Stat Boy got mad the semester before he graduated. The program is mediocre. The facilities are outdated. The shit had hit the fan and blew back on him. He wanted to write a letter to the dean. He had legitimate points, but I talked him out of the letter.

Sam challenged me in a comment. He told me it was time to put up or shut up. My vision of the world is different than reality. I have to stop bitching and do something about it. He has a legitimate point.

It is easy to get angry. It is easy to complain. Doing something is difficult. But doing something without fully thinking is deadly.

Like Sam and Stat Boy, I am a dumb kid. I see parts of problems, but I do not know see the whole problem. Part of this program and college's problem is it contradicts the philosophical foundations of America. It was created in a different time when liberty bowed to collectivism. There are other problems that I have missed. I have no solutions, but they will come with time. I would be doing a disservice if I presented solutions now. Sometimes you have to wait and see. You have to let things digest. If you do not, you will create more problems. (Indifference is real and requires time.)

I am at a point in my life where I should be setting my vision for my future. But there is no use getting ahead of myself. I have not learned it all yet.

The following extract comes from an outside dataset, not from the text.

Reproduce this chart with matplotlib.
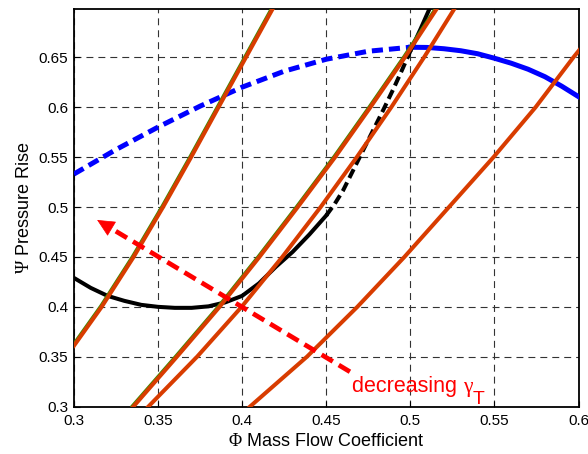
import matplotlib
matplotlib.use("Agg")
import matplotlib.pyplot as plt
import matplotlib.transforms as mtransforms
import numpy as np

plt.rcParams['font.family'] = ['Liberation Sans', 'DejaVu Sans']
plt.rcParams['mathtext.fontset'] = 'custom'
plt.rcParams['mathtext.rm'] = 'Liberation Serif'
plt.rcParams['lines.scale_dashes'] = False

# Compressor characteristic (blue): unstable branch dashed, stable branch solid
phi_comp_dash = [0.300, 0.325, 0.350, 0.375, 0.400, 0.425, 0.450, 0.475, 0.500]
psi_comp_dash = [0.533, 0.5575, 0.580, 0.601, 0.620, 0.636, 0.648, 0.656, 0.660]
phi_comp_solid = [0.500, 0.510, 0.520, 0.530, 0.540, 0.550, 0.560, 0.570,
                  0.580, 0.590, 0.600]
psi_comp_solid = [0.660, 0.6598, 0.6585, 0.6565, 0.6535, 0.649, 0.644,
                  0.638, 0.6305, 0.621, 0.6105]

# Black characteristic: solid / dashed / solid segments
phi_blk_a = [0.300, 0.310, 0.320, 0.330, 0.340, 0.350, 0.360, 0.370, 0.380,
             0.390, 0.400, 0.410, 0.420, 0.430, 0.440, 0.450]
psi_blk_a = [0.429, 0.419, 0.411, 0.406, 0.402, 0.400, 0.399, 0.399, 0.4005,
             0.4045, 0.411, 0.4235, 0.440, 0.455, 0.4725, 0.4915]
phi_blk_b = [0.450, 0.455, 0.460, 0.468, 0.476, 0.484, 0.490, 0.495, 0.5005]
psi_blk_b = [0.4915, 0.503, 0.5165, 0.5435, 0.5705, 0.5975, 0.6185, 0.637, 0.658]
phi_blk_c = [0.5005, 0.506, 0.511]
psi_blk_c = [0.658, 0.678, 0.697]

# Throttle lines for several gamma_T values
phi_thr1 = [0.300, 0.3165, 0.3355, 0.353, 0.3697, 0.386, 0.4023, 0.418]
psi_thr1 = [0.361, 0.400, 0.450, 0.500, 0.550, 0.600, 0.650, 0.698]
phi_thr2 = [0.3353, 0.3612, 0.3866, 0.4103, 0.4331, 0.4553, 0.4763, 0.4968, 0.5155]
psi_thr2 = [0.300, 0.350, 0.400, 0.450, 0.500, 0.550, 0.600, 0.650, 0.698]
phi_thr3 = [0.3442, 0.3732, 0.3997, 0.4239, 0.4467, 0.4682, 0.4887, 0.5082, 0.5260]
psi_thr3 = [0.300, 0.350, 0.400, 0.450, 0.500, 0.550, 0.600, 0.650, 0.698]
phi_thr4 = [0.4046, 0.4385, 0.4685, 0.4965, 0.5230, 0.5495, 0.5745, 0.5970, 0.6006]
psi_thr4 = [0.300, 0.350, 0.400, 0.450, 0.500, 0.550, 0.600, 0.650, 0.6575]

# Arrow (tail -> tip) and its caption
arrow_tail = (0.4641, 0.335)
arrow_tip = (0.3138, 0.487)
caption_pos = (0.4652, 0.315)

xticks = [0.3, 0.35, 0.4, 0.45, 0.5, 0.55, 0.6]
xticklabels = ['0.3', '0.35', '0.4', '0.45', '0.5', '0.55', '0.6']
yticks = [0.3, 0.35, 0.4, 0.45, 0.5, 0.55, 0.6, 0.65]
yticklabels = ['0.3', '0.35', '0.4', '0.45', '0.5', '0.55', '0.6', '0.65']

RED = '#d83c00'
GREEN = '#3f8a00'

fig = plt.figure(figsize=(5.88, 4.54), dpi=100)
ax = fig.add_axes([0.1257, 0.1042, 0.8582, 0.8753])
ax.set_xlim(0.3, 0.6)
ax.set_ylim(0.3, 0.698)

ax.set_xticks(xticks)
ax.set_xticklabels(xticklabels)
ax.set_yticks(yticks)
ax.set_yticklabels(yticklabels)
ax.tick_params(direction='in', length=4, labelsize=11, pad=5)
ax.tick_params(axis='y', pad=4)
for s in ax.spines.values():
    s.set_linewidth(1.3)

ax.grid(True, color='#333333', linewidth=0.8, linestyle=(0, (5, 3.6)))
ax.set_axisbelow(True)

# blue compressor characteristic
ax.plot(phi_comp_dash, psi_comp_dash, color='#0000ff', lw=3.6,
        linestyle=(0, (8, 4.3)), zorder=3)
ax.plot(phi_comp_solid, psi_comp_solid, color='#0000ff', lw=3.6, zorder=3)

# black characteristic
ax.plot(phi_blk_a, psi_blk_a, color='black', lw=2.9, zorder=3)
ax.plot(phi_blk_b, psi_blk_b, color='black', lw=2.9,
        linestyle=(0, (7, 3.6)), zorder=3)
ax.plot(phi_blk_c, psi_blk_c, color='black', lw=2.9, zorder=3)

# throttle lines (two of them carry a thin green edge)
edge_trans = mtransforms.offset_copy(ax.transData, fig=fig, x=-0.45, y=0.45,
                                     units='points')
for px, py, edge in [(phi_thr1, psi_thr1, True), (phi_thr2, psi_thr2, True),
                     (phi_thr3, psi_thr3, False), (phi_thr4, psi_thr4, False)]:
    if edge:
        ax.plot(px, py, color=GREEN, lw=2.8, zorder=4, transform=edge_trans)
    ax.plot(px, py, color=RED, lw=2.9, zorder=5)

# dashed arrow with filled head
fig.canvas.draw()
to_disp = ax.transData
tip_d = np.array(to_disp.transform(arrow_tip))
tail_d = np.array(to_disp.transform(arrow_tail))
u = (tail_d - tip_d) / np.linalg.norm(tail_d - tip_d)
head_len = 15.0
base = to_disp.inverted().transform(tip_d + u * head_len)
ax.plot([arrow_tail[0], base[0]], [arrow_tail[1], base[1]], color='#ff0000',
        lw=3.4, linestyle=(0, (9.4, 5)), zorder=6)
ax.annotate('', xy=arrow_tip, xytext=tuple(base),
            arrowprops=dict(arrowstyle='-|>,head_length=11.5,head_width=5.5',
                            mutation_scale=1, color='#ff0000', lw=0.5,
                            shrinkA=0, shrinkB=0), zorder=6)

t1 = ax.text(caption_pos[0], caption_pos[1], 'decreasing ', color='#ff0000',
             fontsize=15.5, va='baseline', ha='left', zorder=7)
t2 = ax.annotate('\u03b3', xy=(1, 0), xycoords=t1, xytext=(0, 0),
                 textcoords='offset points', color='#ff0000', fontsize=15.5,
                 family='Liberation Serif', va='bottom', ha='left', zorder=7)
ax.annotate('T', xy=(1, 0), xycoords=t2, xytext=(0.5, -5),
            textcoords='offset points', color='#ff0000', fontsize=14,
            va='baseline', ha='left', zorder=7)

ax.set_xlabel(r'$\Phi$ Mass Flow Coefficient', fontsize=13, labelpad=4)
ax.set_ylabel(r'$\Psi$ Pressure Rise', fontsize=13, labelpad=4)

fig.savefig('out.png', dpi=100)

*U2's "Two Hearts Beat As One" (This song sums how I feel right now.)

Sunday, June 25, 2006

What Good Is A Dead Man?

Minutes slipped into hours, hours into days, days into weeks, weeks into years. Time changed. His office did not. He came in every morning looking for something. He never found it. He was looking for purpose. He was looking for life.

Women entered his life. Women left his life. When he was alone, women angered him. When he was in love, women consumed him. When he was in between, he hated himself. He seemed to always be in between.

Work meant very little. He worked. There was nothing else to it. There was no difference between good and bad work. There was only work. It kept him alive.

He sat at his desk. He stared out the window. He thought about leaping. He thought about dying. He thought about crying. He thought about love, loneliness, and mediocrity.

He convinced himself what he was looking for would be there tomorrow.

Saturday, June 24, 2006

Why I Try

I was skimming through Paul Hawken and Amory and L. Hunter Lovins' Natural Capitalism. It is a book that affected my thinking. I want Sam to read it.

Here was my reaction to the preface:

"You cannot stand in awe, because the devil will take you away. You must search for God (Truth) no matter how futile. And to search wholeheartedly you must believe there is a God."

Tuesday, June 20, 2006

Some Things

I found a 1990 USDA-ERS Briefing Booklet on "The Basic Mechanisms of U.S. Farm Policy: How They Work, with Examples and Illustrations." I dare anyone to find the public good in the booklet.

This is funny and sad at the same time.

Here is some good press for my alma mater.

Monday, June 19, 2006

Addiction

ESPN's Page 2 had a tribute to Len Bias today. All three articles were well done and challenging. You should read them. (I am not going to link to them, because they will change tomorrow. Go to Page 2 and find them yourself. No one will read them anyway.)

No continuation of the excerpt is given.